Last week I went on a service trip to Nicaragua with a group from my college. We climbed a volcano, laid a few miles of water pipeline, dug ditches, started building a school and made some of the biggest connections of our lives. We prepared months in advance for this trip
with meetings, lists, vaccines and medications. We talked about what we should expect and what we would need while we were there, but no one could prepare us fully for what we were about to experience. We were all thrown into a world completely different from ours in the United States.We were all ready and excited, our bags were packed with all the things we thought we would need and we headed to Managua, Nicaragua. For the first time in my life I was the odd one standing in line at Subway. People were staring and pointing at us as we tried to rack our brains for the Spanish we learned our freshman year on how to order politely. The first day we climbed (and slid down) a volcano and I thought that was going to be the highlight of the trip. I stood in one country and I could see into another, and in the opposite direction was the ocean! It can't get much better than that, right? Wrong.

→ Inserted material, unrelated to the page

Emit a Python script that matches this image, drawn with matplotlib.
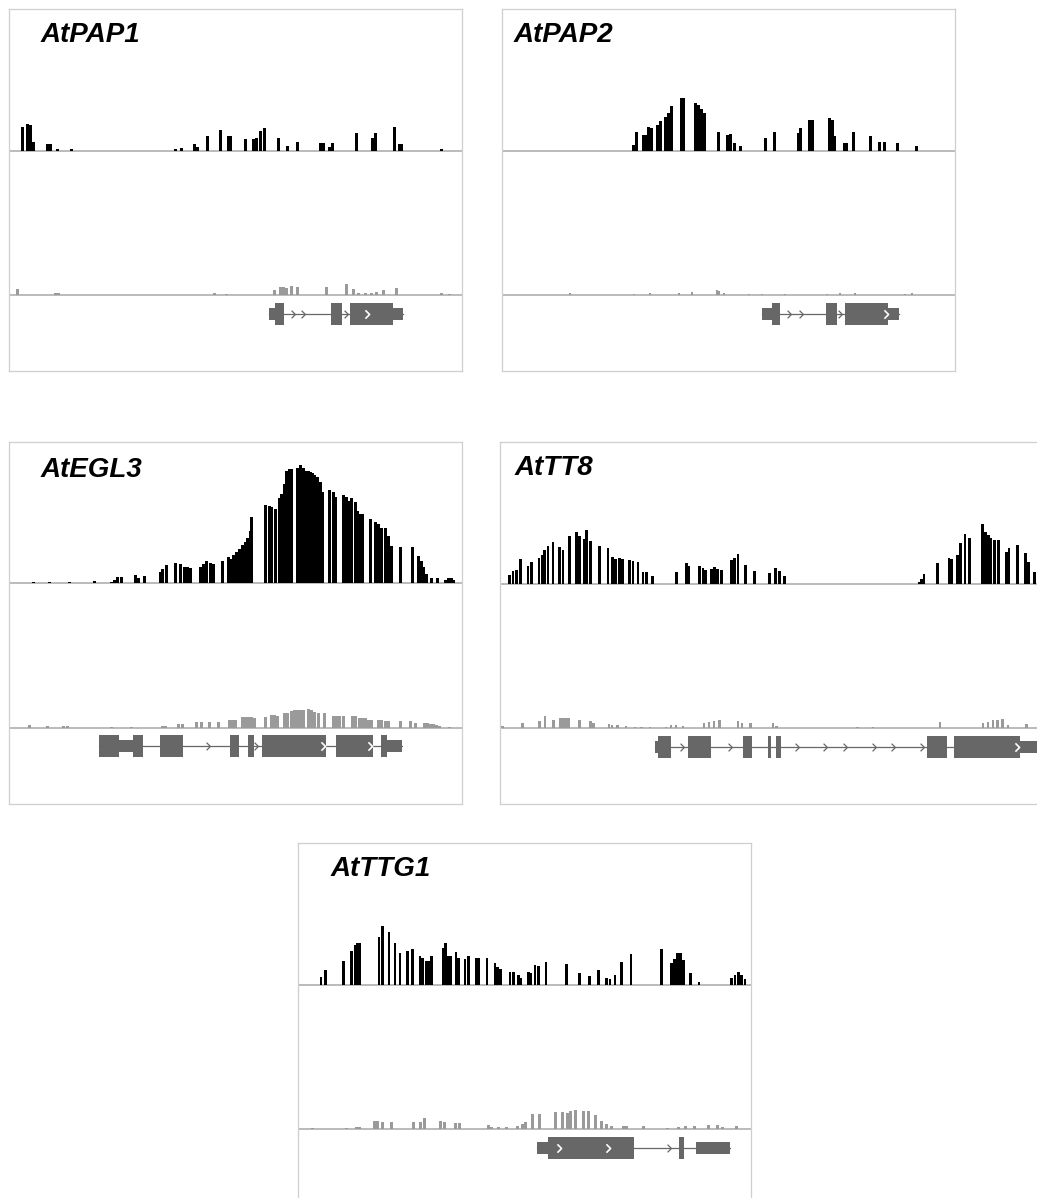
import matplotlib.pyplot as plt
from matplotlib.patches import Rectangle
from matplotlib.path import Path

# figure size in pixels (dpi 100)
FIG_W, FIG_H = 1037, 1198

# ---- coverage data (position along the locus, read depth) ----
# AtPAP1
pap1_x = [12, 17, 20, 23, 37, 40, 47, 61, 165, 171, 184, 187, 197, 210, 218, 220, 235, 243, 246, 250,
          254, 268, 277, 287, 310, 313, 319, 322, 346, 362, 365, 384, 389, 391, 431]
pap1_h = [24, 27, 26, 9, 7, 7, 2, 2, 2, 3, 7, 4, 15, 21, 15, 15, 12, 12, 13, 20,
          23, 13, 5, 9, 8, 8, 4, 8, 18, 13, 18, 24, 7, 7, 2]
pap1_lo_x = [7, 45, 48, 204, 216, 264, 270, 273, 276, 281, 287, 316, 336, 343, 348, 355, 361, 366, 373, 386, 431, 439]
pap1_lo_h = [6, 2, 2, 2, 1, 5, 8, 8, 7, 9, 8, 8, 11, 6, 2, 2, 2, 3, 5, 7, 2, 1]

# AtPAP2
pap2_x = [130, 133, 140, 142, 145, 148, 154, 157, 162, 165, 168, 178, 180, 192, 195, 198, 201, 215, 224, 227,
          231, 237, 262, 271, 295, 297, 306, 309, 326, 329, 331, 341, 343, 350, 367, 376, 381, 394, 413]
pap2_h = [6, 19, 16, 16, 24, 23, 26, 30, 34, 38, 45, 53, 53, 48, 46, 42, 38, 19, 16, 17,
          8, 5, 13, 19, 18, 23, 31, 31, 33, 31, 15, 8, 8, 19, 15, 9, 9, 8, 5]
pap2_lo_x = [67, 131, 147, 176, 189, 214, 216, 221, 246, 259, 282, 324, 337, 352, 402, 409]
pap2_lo_h = [2, 1, 2, 2, 3, 5, 4, 2, 1, 1, 1, 1, 2, 2, 1, 2]

# AtEGL3
egl3_x = [23, 39, 59, 84, 101, 104, 107, 111, 125, 128,
          134, 149.3, 151.7, 156, 165, 169.3, 173.3, 176.7, 179.3, 189.3,
          192.7, 196, 199.3, 202.7, 211.7, 217.7, 220, 222.7, 226, 228.7,
          231.7, 234.3, 237, 239.3, 241, 255, 258.3, 261, 264.3, 268.7,
          271, 273.3, 276, 278.3, 281, 286.7, 290, 292.7, 295.3, 297.7,
          299.3, 301.3, 303.3, 306.7, 309.3, 311.7, 318.3, 322.7, 325, 332.7,
          336, 338.3, 341, 344.3, 347, 349.3, 352, 360, 365, 367.7,
          371, 374.3, 377.7, 380.3, 389.3, 401.7, 407.7, 410.3, 412.7, 415.3,
          421, 427, 434.3, 437.7, 440.3, 442.7]
egl3_h = [1, 1, 1, 2, 1, 3, 6, 6, 8, 5,
          7, 11, 14, 18, 20, 19, 16, 16, 15, 16,
          19, 22, 20, 19, 22, 26, 24, 28, 31, 34,
          38, 41, 45, 52, 66, 78, 77, 76, 74, 85,
          89, 99, 112, 114, 114, 115, 118, 115, 112, 112,
          111, 110, 108, 106, 101, 91, 93, 91, 86, 88,
          86, 82, 85, 81, 72, 69, 69, 64, 61, 59,
          55, 55, 47, 37, 36, 36, 27, 22, 16, 9,
          5, 5, 3, 5, 5, 3]
egl3_lo_x = [19, 37, 53, 57, 101, 121, 152, 155, 168, 172,
             186, 191, 199, 208, 219, 222, 225, 232, 235, 238,
             241, 244, 255, 261, 264, 267, 274, 277, 281, 284,
             287, 290, 293, 298, 301, 304, 308, 314, 323, 326,
             329, 333, 342, 345, 349, 352, 355, 358, 361, 368,
             371, 375, 378, 390, 400, 405, 414, 417, 420, 423,
             426, 429, 439]
egl3_lo_h = [3, 2, 2, 2, 1, 1, 2, 2, 4, 4,
             6, 6, 6, 6, 8, 8, 8, 11, 11, 11,
             11, 10, 11, 13, 13, 12, 15, 15, 17, 18,
             18, 18, 18, 19, 18, 16, 15, 15, 12, 12,
             12, 12, 12, 12, 10, 10, 10, 8, 8, 8,
             8, 7, 7, 7, 7, 5, 5, 5, 4, 4,
             3, 2, 1]

# AtTT8
tt8_x = [8, 11.3, 14.7, 18.7, 26.3, 29.7, 37.3, 40.7, 43, 46.3,
         51.3, 58, 61.3, 68, 74.7, 78, 82.5, 85, 88.7, 98,
         106.3, 110.7, 114, 118, 120.7, 128, 131.3, 136.3, 141.3, 144.7,
         150.7, 174.7, 184.7, 187.3, 198, 201.3, 204, 209.7, 213, 216,
         219.7, 229.7, 233, 236.3, 244, 253, 268, 274, 278, 283,
         417.3, 420, 422.3, 436, 447.3, 450, 456, 459, 463.3, 467.7,
         480.7, 484, 486.7, 489.3, 492.7, 496.7, 505, 507.3, 516, 524,
         526.7, 532.7]
tt8_h = [9, 13, 14, 25, 18, 22, 26, 29, 34, 38,
         42, 37, 34, 48, 52, 48, 45, 54, 43, 38,
         36, 27, 25, 26, 25, 24, 23, 22, 12, 12,
         8, 12, 21, 18, 18, 16, 14, 15, 17, 15,
         14, 24, 26, 30, 19, 13, 11, 16, 13, 8,
         2, 5, 10, 21, 26, 25, 29, 41, 50, 46,
         60, 52, 49, 46, 44, 44, 32, 36, 39, 31,
         22, 12]
tt8_lo_x = [1.2, 21, 38, 43.4, 52, 59, 62, 65, 67, 78,
            89, 92, 107.3, 110.8, 116, 124.6, 133.3, 140.2, 148.8, 164.4,
            169.6, 174.7, 181.7, 202.4, 207.6, 212.8, 218, 236.3, 240.4, 249,
            271.5, 275, 356.2, 371.8, 438.3, 481.7, 486.7, 491.7, 496, 501,
            506.7, 525]
tt8_lo_h = [2, 5, 7, 12, 8, 10, 10, 10, 10, 8,
            7, 5, 4, 3, 3, 2, 1, 1, 1, 1,
            3, 3, 2, 5, 6, 7, 8, 7, 5, 5,
            5, 2, 1, 1, 6, 5, 6, 8, 8, 9,
            3, 4]

# AtTTG1
ttg1_x = [21.3, 26, 43.7, 52, 55.3, 58, 60.3, 79.3, 82.7, 89.3,
          95.3, 100.3, 108, 112.7, 120.3, 122.7, 127, 129.3, 132, 143.7,
          146, 148.7, 151.3, 156.3, 158.7, 165.3, 168.7, 177, 179.3, 187.3,
          195.3, 198, 200.7, 210.3, 213.7, 218.7, 221.3, 228.7, 231.5, 235.3,
          238.7, 246.3, 267, 279.7, 289.7, 298.7, 307, 310.3, 315.3, 322,
          331.3, 362, 372, 374.7, 378, 381, 383.7, 391, 399.3, 432,
          435.3, 438.7, 442, 445.3]
ttg1_h = [8, 15, 24, 34, 40, 42, 42, 48, 59, 53,
          42, 32, 34, 36, 29, 27, 24, 24, 29, 37,
          42, 29, 29, 33, 27, 26, 29, 27, 27, 27,
          22, 18, 16, 13, 13, 10, 7, 13, 12, 20,
          19, 23, 21, 12, 9, 15, 7, 6, 10, 23,
          31, 36, 22, 26, 32, 32, 25, 12, 3, 7,
          10, 13, 10, 6]
ttg1_lo_x = [13, 47, 57, 60, 75, 78, 83, 92, 114, 121,
             125, 141, 145, 156, 160, 189, 192, 199, 207, 218,
             223, 226, 233, 240, 256, 263, 268, 271, 276, 284,
             289, 296, 302, 307, 312, 324, 327, 344, 368, 379,
             386, 395, 409, 418, 423, 437, 453]
ttg1_lo_h = [1, 1, 2, 2, 8, 8, 7, 7, 7, 7,
             11, 8, 7, 6, 6, 4, 2, 2, 2, 3,
             5, 7, 15, 15, 17, 17, 16, 18, 19, 18,
             18, 14, 8, 5, 3, 3, 3, 3, 1, 2,
             3, 3, 4, 4, 2, 3, 2]

# ---- gene models: exon start, exon end, coding (thick) or UTR ----
pap1_exons = [(260, 266, False), (266, 275, True), (322, 333, True), (341, 384, True), (384, 394, False)]
pap1_arrows = [284, 294, 337]
pap1_exon_arrows = [358]

pap2_exons = [(260, 270, False), (270, 278, True), (324, 335, True), (343, 386, True), (386, 397, False)]
pap2_arrows = [287, 299, 338]
pap2_exon_arrows = [384]

egl3_exons = [(90, 110, True), (110, 124, False), (124, 134, True), (151, 174, True), (221, 230, True),
              (239, 245, True), (253, 317, True), (327, 364, True), (372, 378, True), (378, 393, False)]
egl3_arrows = [199, 247]
egl3_exon_arrows = [314, 361]

tt8_exons = [(154.7, 158.2, False), (158.2, 170.3, True), (187.9, 210.3, True), (242.8, 251.8, True),
             (268, 270.8, True), (276, 280.5, True), (427.1, 447.1, True), (454, 519.4, True),
             (519.4, 560, False)]
tt8_arrows = [181.7, 230, 296.8, 325.1, 344.8, 374.2, 393.2, 421.9]
tt8_exon_arrows = [517]

ttg1_exons = [(239, 250, False), (250, 336, True), (381, 386, True), (398, 432, False)]
ttg1_arrows = [371]
ttg1_exon_arrows = [261, 310]

# ---- layout (pixels inside each panel, measured from the panel's top-left) ----
PANEL_W, PANEL_H = 453, 362
TOP_BASE = 141.5      # baseline of the black track
LOW_BASE = 285.8      # baseline of the grey track
GENE_Y = 304.5        # centre line of the gene model
THICK, THIN = 11, 6   # half heights of exons

panels = [
    dict(name='AtPAP1', left=9.3, top=9.3, width=PANEL_W, tx=31, ty=33, bw=3.0,
         x=pap1_x, h=pap1_h, lx=pap1_lo_x, lh=pap1_lo_h,
         exons=pap1_exons, arrows=pap1_arrows, earrows=pap1_exon_arrows),
    dict(name='AtPAP2', left=501.5, top=9.3, width=PANEL_W, tx=12, ty=33, bw=3.0,
         x=pap2_x, h=pap2_h, lx=pap2_lo_x, lh=pap2_lo_h,
         exons=pap2_exons, arrows=pap2_arrows, earrows=pap2_exon_arrows),
    dict(name='AtEGL3', left=9.3, top=441.7, width=PANEL_W, tx=31, ty=35.5, bw=3.0,
         x=egl3_x, h=egl3_h, lx=egl3_lo_x, lh=egl3_lo_h,
         exons=egl3_exons, arrows=egl3_arrows, earrows=egl3_exon_arrows),
    dict(name='AtTT8', left=500.2, top=442.3, width=560, tx=14, ty=33, bw=2.8,
         x=tt8_x, h=tt8_h, lx=tt8_lo_x, lh=tt8_lo_h,
         exons=tt8_exons, arrows=tt8_arrows, earrows=tt8_exon_arrows),
    dict(name='AtTTG1', left=298.3, top=843.3, width=PANEL_W, tx=32, ty=33, bw=2.7,
         x=ttg1_x, h=ttg1_h, lx=ttg1_lo_x, lh=ttg1_lo_h,
         exons=ttg1_exons, arrows=ttg1_arrows, earrows=ttg1_exon_arrows),
]

GENE_COL = '#676767'
GREY_COL = '#9a9a9a'
LINE_COL = '#b5b5b5'
FRAME_COL = '#cfcfcf'

chevron = Path([(-0.5, 1), (0.5, 0), (-0.5, -1)], [Path.MOVETO, Path.LINETO, Path.LINETO])

fig = plt.figure(figsize=(FIG_W / 100, FIG_H / 100), dpi=100)
fig.patch.set_facecolor('white')

for p in panels:
    w = p['width']
    ax = fig.add_axes([p['left'] / FIG_W, 1 - (p['top'] + PANEL_H) / FIG_H,
                       w / FIG_W, PANEL_H / FIG_H])
    ax.set_xlim(0, w)
    ax.set_ylim(PANEL_H, 0)
    ax.set_xticks([])
    ax.set_yticks([])
    for s in ax.spines.values():
        s.set_color(FRAME_COL)
        s.set_linewidth(0.9)

    # tracks
    ax.axhline(TOP_BASE, color=LINE_COL, lw=1.3, zorder=1)
    ax.axhline(LOW_BASE, color=LINE_COL, lw=1.3, zorder=1)
    ax.bar(p['x'], [-v for v in p['h']], bottom=TOP_BASE, width=p['bw'], align='edge',
           color='black', linewidth=0, zorder=2)
    ax.bar(p['lx'], [-v for v in p['lh']], bottom=LOW_BASE, width=2.4, align='edge',
           color=GREY_COL, linewidth=0, zorder=2)

    # gene model
    ex = p['exons']
    ax.plot([ex[0][0], ex[-1][1]], [GENE_Y, GENE_Y], color=GENE_COL, lw=0.9, zorder=2)
    for s, e, coding in ex:
        hh = THICK if coding else THIN
        ax.add_patch(Rectangle((s, GENE_Y - hh), e - s, 2 * hh, facecolor=GENE_COL,
                               edgecolor='none', zorder=3))
    ax.plot(p['arrows'], [GENE_Y] * len(p['arrows']), ls='none', marker=chevron, ms=5.5,
            mfc='none', mec=GENE_COL, mew=0.9, zorder=3)
    ax.plot(p['earrows'], [GENE_Y] * len(p['earrows']), ls='none', marker=chevron, ms=6,
            mfc='none', mec='white', mew=1.2, zorder=4)

    ax.text(p['tx'], p['ty'], p['name'], fontsize=20, fontweight='bold', fontstyle='italic',
            family=['Liberation Sans', 'DejaVu Sans'], va='baseline', ha='left', color='black')

fig.savefig('out.png', dpi=100, facecolor='white')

The first working day we went to a village, La Coyotera, to help put in some pipeline so that each of the 25 families living in the village could have clean, running water and a faucet in their homes. This seemed like no big deal to someone who has at least three faucets in her home, but when I saw the men, women and children bringing multiple bottles to fill up with clean water out of our coolers, it became evident to me that this was a very big deal to them.
I didn't think very hard about it until I started to meet and talk to the families. I put a face and a name with the people who didn't have clean water. I learned their stories and I bonded with them. They brought me so much joy and laughter, and we couldn't even understand each other half of the time. We were not there to help them or to give them a handout, but we were there to serve with them in order to reach a goal.
I was told that one of the things that would be a take away from the trip was the happiness that everyone you meet would have. "They have nothing and yet they are still happy." I would definitely agree with this, but what I took away wasn't the happiness they had within themselves, but the love they had for everyone surrounding them. There were old women who were working their butts off right next to me in the blistering sun who were concerned that I was getting sunburned. A woman opened her home to all of us working so that we wouldn't have to use the restroom behind a tree. The people shared their water with the kids whether they were their own or not.

If you asked why they were working so hard, they would say it was because they wanted their children or grandchildren to have it better than they had. They were working together as a team, they raised money together and they will celebrate together when the project is finished. No one complained that they had more or less than another and no one asked. They all worked the same and gave what they could, even if it was just walking around filling water bottles or offering smiles. No one sat down and asked me to dig their hole or fill their bucket and no one was left with an empty bucket. I may have left Nicaragua tired, burned and permanently stained with dirt, but I am thankful for every moment, smile and lesson.